Sumit Singhal loves modern architecture. He comes from a family of builders who have built more than 20 projects in the last ten years near Delhi in India. He has recently started writing about the architectural projects that catch his imagination.
THE VVALL in Barcelona, España by nook architects
November 19th, 2014 by Sumit Singhal
Article source: nook architects
The owners, who have been living in Barcelona for quite some time, were looking for a home where they could start a new professional and family adventure. They contacted us with two different apartments, from which it was very hard to choose from, but had a very clear idea of their needs.
Their main wish was to have a large living room and open kitchen facing the exterior, and for the apartment to have antique mosaic floors, typical of Barcelona’s Eixample district. The apartment that was chosen met such requirements; a chamfered corner typology with a narrower posterior facade, three balconies facing the street, ceiling height of 2’90 m, and the promise of finding the original mosaic floor under the existing synthetic parquet flooring. The next step was to fit-in the family’s program: an ample living area with an open kitchen, a studio associated with the day zones, a master bedroom with a private bathroom, a double children’s room, a third guest room for guests, and a second bathroom.
Our customer works from home, so we aimed to blur the limits of the work studio. We created an open plan by joining the entrance hall, the studio, and the living room by creating a large opening on the load-bearing wall and designing an L-shaped piece of furniture that doubles as a desk and storage unit, and helps to maintain privacy from the entrance. This widened the spaces of they day zones, favouring they family life with ample views of the rest of the space.
The original dwellings of this typology tend to be extremely compartmentalised, having rooms without direct exterior ventilation and a long, narrow hallway to access the posterior facade. We reconfigured the hallway that had narrow, oddly placed doors, by applying a module to organize its elevation and that allowed wider entries to the bedrooms and bathrooms- wide enough for the rooms to participate, and take advantage of, the hallway and the rest of the public spaces. We converted the hallway into a flexible, modular, and moving wall that orients the main core of the dwelling.
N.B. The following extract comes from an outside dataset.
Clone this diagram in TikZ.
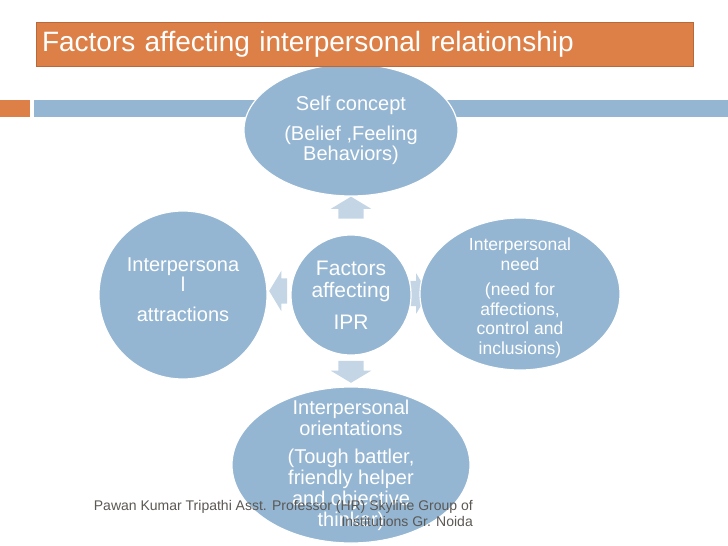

To unify this new wall with the rest of the home, we crossed the entire apartment with a steel UPN beam. On the interior zone of the apartment, it allows isolating the main bedroom and its bathroom, and on the exterior zone it sets an invisible limit between the kitchen and the living room, transforming itself into a lamp. This same beam contains the railings for the sliding doors that connect the hallway with the rest of the rooms and would allow to isolate the kitchen if the owners deem it necessary in the future. It also sets the height of the kitchen cabinets, the doors and storage furniture, and regulates the use of colours and materials: under the beam- light-coloured pine wood for the moving wall and lacquered MDF for the storage furniture; over the beam- glass planes, mirrored glass or, simply, air, so the limits on the ceiling tend to blur and dematerialize.
For the kitchen we opted for a neutral design that integrated into the rest of the living room. The extracting hood was therefore placed on a second UPN beam with the same height as the first, turning itself into large shelf.
Finally, the promise for the mosaic floors became a reality. Under the synthetic parquet that had been placed recently, we found a geometric pavement, filled with colour. We were able to recuperate most of it, but a microcement was used in the areas where a new finish was required, and wood planks set the limits between the two.
We adapted this home to the family’s current and long-term requirements and what was once compartmentalised with fixed uses and configurations is now diaphanous and flexible.